### Data provided
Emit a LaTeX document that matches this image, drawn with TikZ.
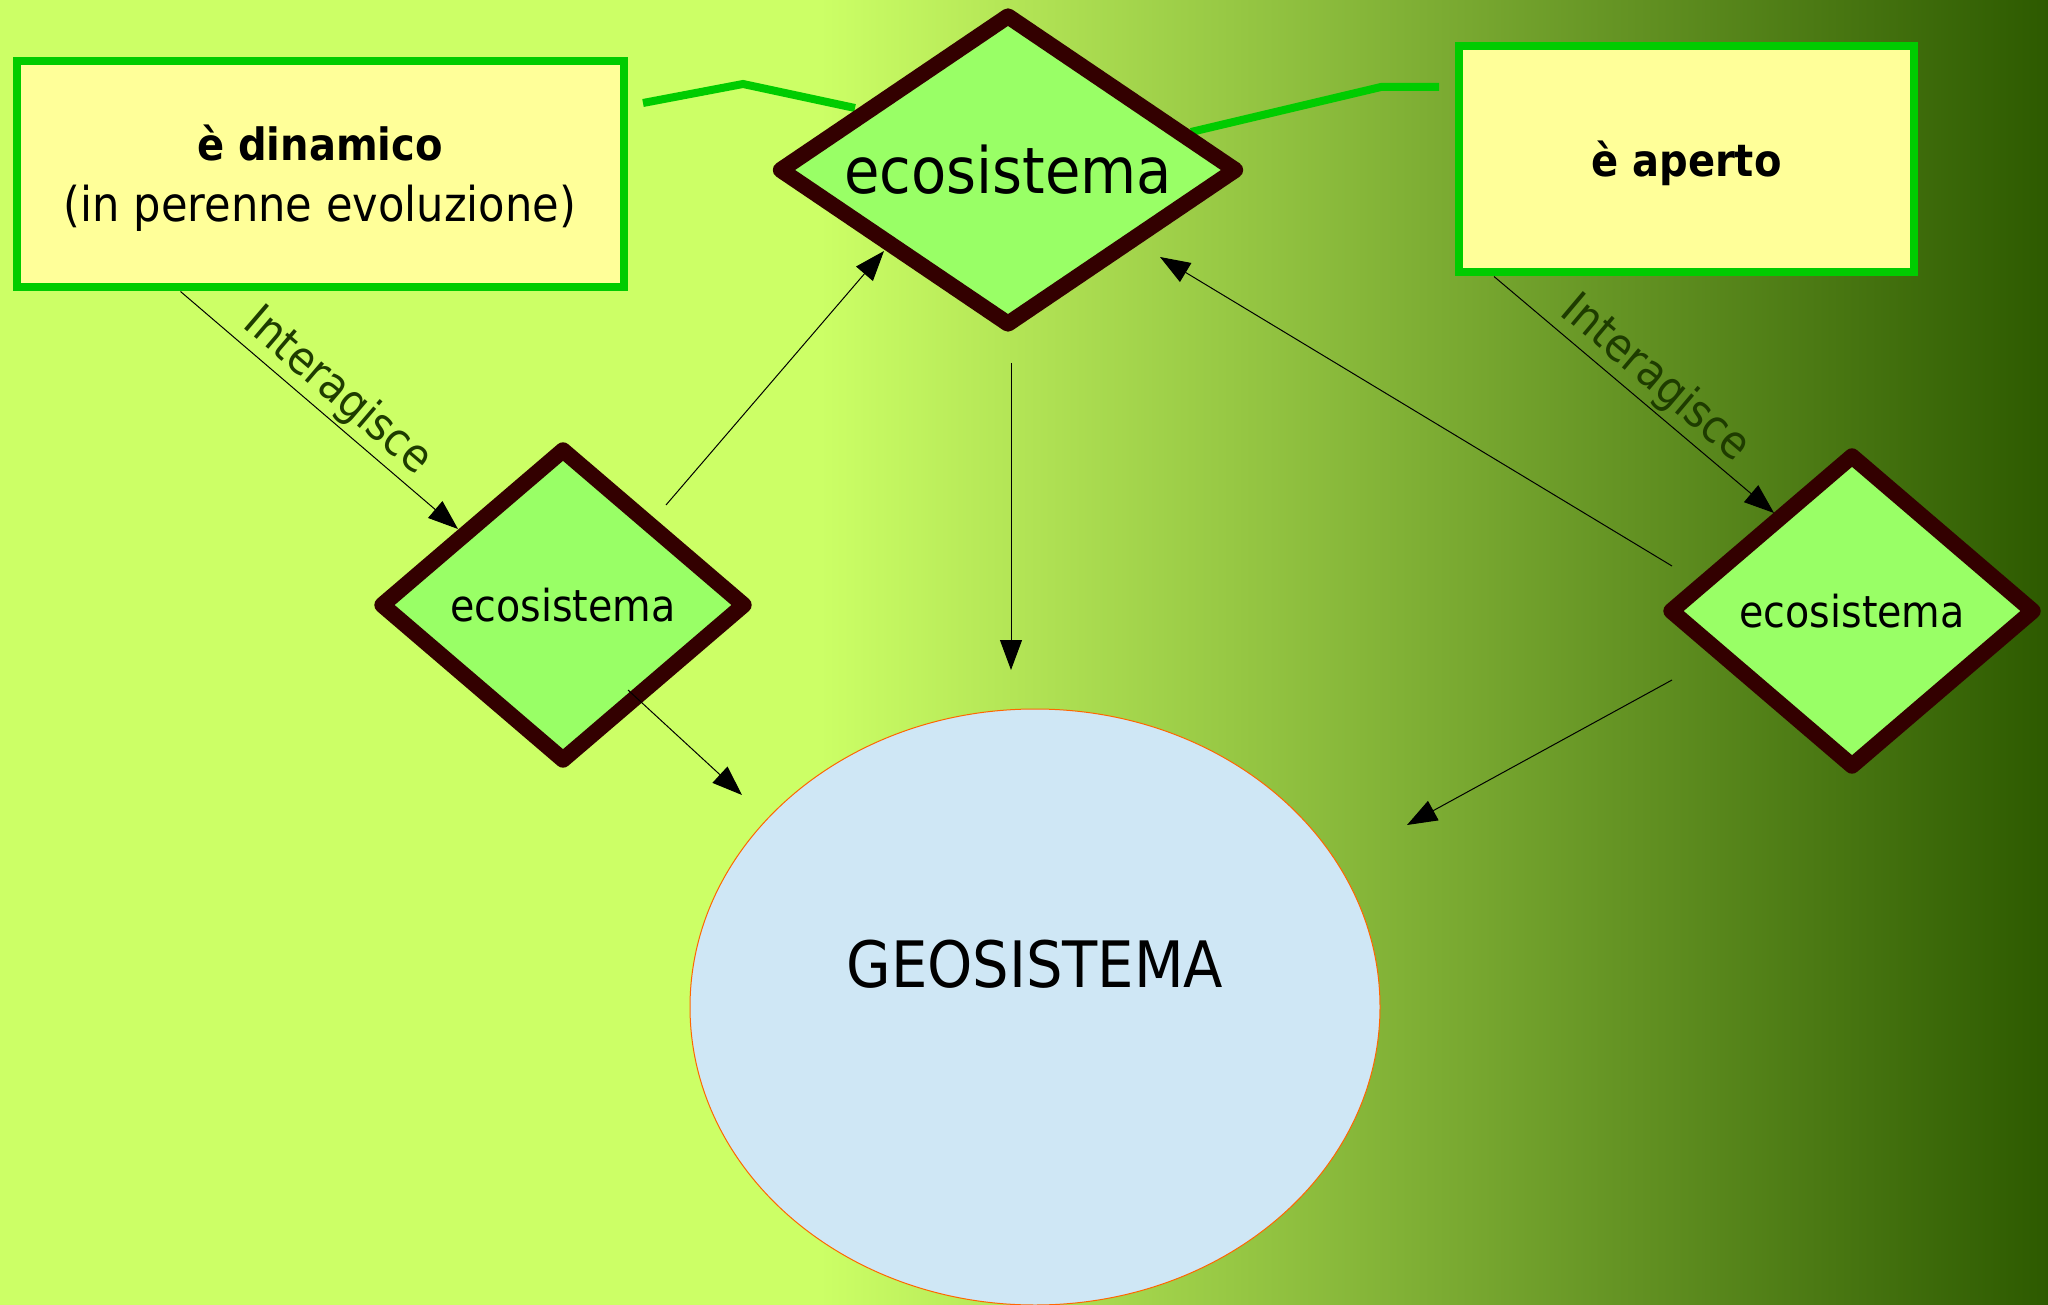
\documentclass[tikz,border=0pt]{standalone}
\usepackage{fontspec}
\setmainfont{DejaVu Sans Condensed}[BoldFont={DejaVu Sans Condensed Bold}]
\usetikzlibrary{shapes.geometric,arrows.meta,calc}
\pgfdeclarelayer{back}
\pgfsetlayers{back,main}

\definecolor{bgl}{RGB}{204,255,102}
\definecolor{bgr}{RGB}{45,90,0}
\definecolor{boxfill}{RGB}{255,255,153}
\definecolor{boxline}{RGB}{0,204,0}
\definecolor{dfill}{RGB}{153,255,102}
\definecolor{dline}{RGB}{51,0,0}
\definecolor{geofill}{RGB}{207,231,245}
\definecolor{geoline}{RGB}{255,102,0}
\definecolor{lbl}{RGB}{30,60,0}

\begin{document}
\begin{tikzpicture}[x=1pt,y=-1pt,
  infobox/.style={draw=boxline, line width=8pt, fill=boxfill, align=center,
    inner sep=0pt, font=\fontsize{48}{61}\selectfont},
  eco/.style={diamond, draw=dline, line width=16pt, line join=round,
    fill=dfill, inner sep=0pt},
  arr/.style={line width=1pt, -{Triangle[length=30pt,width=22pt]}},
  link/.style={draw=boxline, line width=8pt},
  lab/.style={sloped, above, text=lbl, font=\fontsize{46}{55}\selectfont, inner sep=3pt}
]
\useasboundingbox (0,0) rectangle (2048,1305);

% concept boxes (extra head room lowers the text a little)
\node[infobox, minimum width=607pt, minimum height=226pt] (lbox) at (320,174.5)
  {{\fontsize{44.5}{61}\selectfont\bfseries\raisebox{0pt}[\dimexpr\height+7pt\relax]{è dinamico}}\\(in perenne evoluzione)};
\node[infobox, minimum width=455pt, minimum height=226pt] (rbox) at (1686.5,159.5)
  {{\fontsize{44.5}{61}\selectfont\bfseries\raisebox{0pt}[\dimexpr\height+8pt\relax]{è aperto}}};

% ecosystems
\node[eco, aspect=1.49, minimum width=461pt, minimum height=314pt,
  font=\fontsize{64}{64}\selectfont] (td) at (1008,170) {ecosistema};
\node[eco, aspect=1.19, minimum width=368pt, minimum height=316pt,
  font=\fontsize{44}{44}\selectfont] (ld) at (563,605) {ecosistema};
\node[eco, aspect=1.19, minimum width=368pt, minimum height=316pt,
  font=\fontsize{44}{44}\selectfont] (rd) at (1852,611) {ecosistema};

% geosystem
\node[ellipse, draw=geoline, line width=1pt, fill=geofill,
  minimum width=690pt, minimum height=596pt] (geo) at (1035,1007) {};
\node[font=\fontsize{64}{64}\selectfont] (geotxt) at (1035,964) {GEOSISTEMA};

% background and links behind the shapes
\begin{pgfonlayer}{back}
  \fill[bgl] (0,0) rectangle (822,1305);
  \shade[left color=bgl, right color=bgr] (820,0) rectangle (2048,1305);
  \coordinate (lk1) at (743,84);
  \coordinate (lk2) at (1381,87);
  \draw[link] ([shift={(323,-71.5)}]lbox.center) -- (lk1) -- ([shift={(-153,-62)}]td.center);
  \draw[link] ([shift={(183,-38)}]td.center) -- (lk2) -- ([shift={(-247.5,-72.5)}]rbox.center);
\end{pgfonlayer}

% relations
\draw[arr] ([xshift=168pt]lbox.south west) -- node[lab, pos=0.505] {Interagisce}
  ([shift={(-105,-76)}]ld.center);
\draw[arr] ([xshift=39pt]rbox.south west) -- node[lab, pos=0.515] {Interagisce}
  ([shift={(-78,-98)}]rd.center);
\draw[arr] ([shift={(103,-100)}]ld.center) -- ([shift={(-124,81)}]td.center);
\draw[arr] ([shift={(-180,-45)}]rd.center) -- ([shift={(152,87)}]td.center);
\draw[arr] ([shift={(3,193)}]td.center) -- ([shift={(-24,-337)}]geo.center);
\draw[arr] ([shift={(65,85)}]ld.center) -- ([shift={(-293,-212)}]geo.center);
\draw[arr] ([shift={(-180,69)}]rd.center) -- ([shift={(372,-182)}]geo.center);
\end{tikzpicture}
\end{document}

### Exercise description
Without the pictures, please reproduce each line of the listing above exactly, from the first one through the line bearing "(0,0) rectangle (2048,1305);".

### Result for this exercise
Emit a LaTeX document that matches this image, drawn with TikZ.
\documentclass[tikz,border=0pt]{standalone}
\usepackage{fontspec}
\setmainfont{DejaVu Sans Condensed}[BoldFont={DejaVu Sans Condensed Bold}]
\usetikzlibrary{shapes.geometric,arrows.meta,calc}
\pgfdeclarelayer{back}
\pgfsetlayers{back,main}

\definecolor{bgl}{RGB}{204,255,102}
\definecolor{bgr}{RGB}{45,90,0}
\definecolor{boxfill}{RGB}{255,255,153}
\definecolor{boxline}{RGB}{0,204,0}
\definecolor{dfill}{RGB}{153,255,102}
\definecolor{dline}{RGB}{51,0,0}
\definecolor{geofill}{RGB}{207,231,245}
\definecolor{geoline}{RGB}{255,102,0}
\definecolor{lbl}{RGB}{30,60,0}

\begin{document}
\begin{tikzpicture}[x=1pt,y=-1pt,
  infobox/.style={draw=boxline, line width=8pt, fill=boxfill, align=center,
    inner sep=0pt, font=\fontsize{48}{61}\selectfont},
  eco/.style={diamond, draw=dline, line width=16pt, line join=round,
    fill=dfill, inner sep=0pt},
  arr/.style={line width=1pt, -{Triangle[length=30pt,width=22pt]}},
  link/.style={draw=boxline, line width=8pt},
  lab/.style={sloped, above, text=lbl, font=\fontsize{46}{55}\selectfont, inner sep=3pt}
]
\useasboundingbox (0,0) rectangle (2048,1305);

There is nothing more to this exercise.